## Data section
——
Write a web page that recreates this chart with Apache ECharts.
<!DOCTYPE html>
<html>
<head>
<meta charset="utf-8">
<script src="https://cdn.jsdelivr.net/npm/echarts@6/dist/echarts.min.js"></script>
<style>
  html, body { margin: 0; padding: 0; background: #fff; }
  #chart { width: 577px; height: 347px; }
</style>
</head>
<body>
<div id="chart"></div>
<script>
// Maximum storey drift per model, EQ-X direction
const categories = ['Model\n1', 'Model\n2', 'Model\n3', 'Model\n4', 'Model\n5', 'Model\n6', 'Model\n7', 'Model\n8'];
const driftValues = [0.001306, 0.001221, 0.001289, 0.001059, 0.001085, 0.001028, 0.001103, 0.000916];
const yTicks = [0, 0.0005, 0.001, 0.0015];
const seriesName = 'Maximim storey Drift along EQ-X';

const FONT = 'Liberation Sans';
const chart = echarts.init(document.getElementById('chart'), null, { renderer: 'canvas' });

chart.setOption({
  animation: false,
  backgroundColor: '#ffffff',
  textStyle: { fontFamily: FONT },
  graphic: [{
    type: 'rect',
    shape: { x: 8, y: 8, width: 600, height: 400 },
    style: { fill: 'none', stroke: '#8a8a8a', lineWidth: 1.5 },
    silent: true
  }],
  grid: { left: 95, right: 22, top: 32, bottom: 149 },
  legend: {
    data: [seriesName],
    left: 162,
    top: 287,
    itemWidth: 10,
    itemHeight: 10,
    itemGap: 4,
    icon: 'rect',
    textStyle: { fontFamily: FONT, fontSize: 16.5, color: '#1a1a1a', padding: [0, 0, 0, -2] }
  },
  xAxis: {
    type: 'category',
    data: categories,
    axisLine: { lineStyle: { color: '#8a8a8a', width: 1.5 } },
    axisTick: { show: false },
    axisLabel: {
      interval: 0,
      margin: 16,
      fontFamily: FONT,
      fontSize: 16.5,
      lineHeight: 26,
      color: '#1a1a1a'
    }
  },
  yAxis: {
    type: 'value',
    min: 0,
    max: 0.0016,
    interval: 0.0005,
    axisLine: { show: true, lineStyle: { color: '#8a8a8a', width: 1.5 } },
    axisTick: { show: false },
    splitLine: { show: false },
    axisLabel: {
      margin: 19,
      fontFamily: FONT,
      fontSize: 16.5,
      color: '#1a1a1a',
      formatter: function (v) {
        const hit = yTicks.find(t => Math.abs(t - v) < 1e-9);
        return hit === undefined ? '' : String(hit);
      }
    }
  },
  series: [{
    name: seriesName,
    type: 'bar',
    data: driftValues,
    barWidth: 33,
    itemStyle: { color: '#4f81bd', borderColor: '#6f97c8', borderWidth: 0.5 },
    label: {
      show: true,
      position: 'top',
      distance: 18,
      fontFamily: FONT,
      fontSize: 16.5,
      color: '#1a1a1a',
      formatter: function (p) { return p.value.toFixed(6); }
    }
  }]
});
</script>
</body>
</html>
——
## Exercise directions
Transcribe the whole listing with nothing added or left out.

## The result
Write a web page that recreates this chart with Apache ECharts.
<!DOCTYPE html>
<html>
<head>
<meta charset="utf-8">
<script src="https://cdn.jsdelivr.net/npm/echarts@6/dist/echarts.min.js"></script>
<style>
  html, body { margin: 0; padding: 0; background: #fff; }
  #chart { width: 577px; height: 347px; }
</style>
</head>
<body>
<div id="chart"></div>
<script>
// Maximum storey drift per model, EQ-X direction
const categories = ['Model\n1', 'Model\n2', 'Model\n3', 'Model\n4', 'Model\n5', 'Model\n6', 'Model\n7', 'Model\n8'];
const driftValues = [0.001306, 0.001221, 0.001289, 0.001059, 0.001085, 0.001028, 0.001103, 0.000916];
const yTicks = [0, 0.0005, 0.001, 0.0015];
const seriesName = 'Maximim storey Drift along EQ-X';

const FONT = 'Liberation Sans';
const chart = echarts.init(document.getElementById('chart'), null, { renderer: 'canvas' });

chart.setOption({
  animation: false,
  backgroundColor: '#ffffff',
  textStyle: { fontFamily: FONT },
  graphic: [{
    type: 'rect',
    shape: { x: 8, y: 8, width: 600, height: 400 },
    style: { fill: 'none', stroke: '#8a8a8a', lineWidth: 1.5 },
    silent: true
  }],
  grid: { left: 95, right: 22, top: 32, bottom: 149 },
  legend: {
    data: [seriesName],
    left: 162,
    top: 287,
    itemWidth: 10,
    itemHeight: 10,
    itemGap: 4,
    icon: 'rect',
    textStyle: { fontFamily: FONT, fontSize: 16.5, color: '#1a1a1a', padding: [0, 0, 0, -2] }
  },
  xAxis: {
    type: 'category',
    data: categories,
    axisLine: { lineStyle: { color: '#8a8a8a', width: 1.5 } },
    axisTick: { show: false },
    axisLabel: {
      interval: 0,
      margin: 16,
      fontFamily: FONT,
      fontSize: 16.5,
      lineHeight: 26,
      color: '#1a1a1a'
    }
  },
  yAxis: {
    type: 'value',
    min: 0,
    max: 0.0016,
    interval: 0.0005,
    axisLine: { show: true, lineStyle: { color: '#8a8a8a', width: 1.5 } },
    axisTick: { show: false },
    splitLine: { show: false },
    axisLabel: {
      margin: 19,
      fontFamily: FONT,
      fontSize: 16.5,
      color: '#1a1a1a',
      formatter: function (v) {
        const hit = yTicks.find(t => Math.abs(t - v) < 1e-9);
        return hit === undefined ? '' : String(hit);
      }
    }
  },
  series: [{
    name: seriesName,
    type: 'bar',
    data: driftValues,
    barWidth: 33,
    itemStyle: { color: '#4f81bd', borderColor: '#6f97c8', borderWidth: 0.5 },
    label: {
      show: true,
      position: 'top',
      distance: 18,
      fontFamily: FONT,
      fontSize: 16.5,
      color: '#1a1a1a',
      formatter: function (p) { return p.value.toFixed(6); }
    }
  }]
});
</script>
</body>
</html>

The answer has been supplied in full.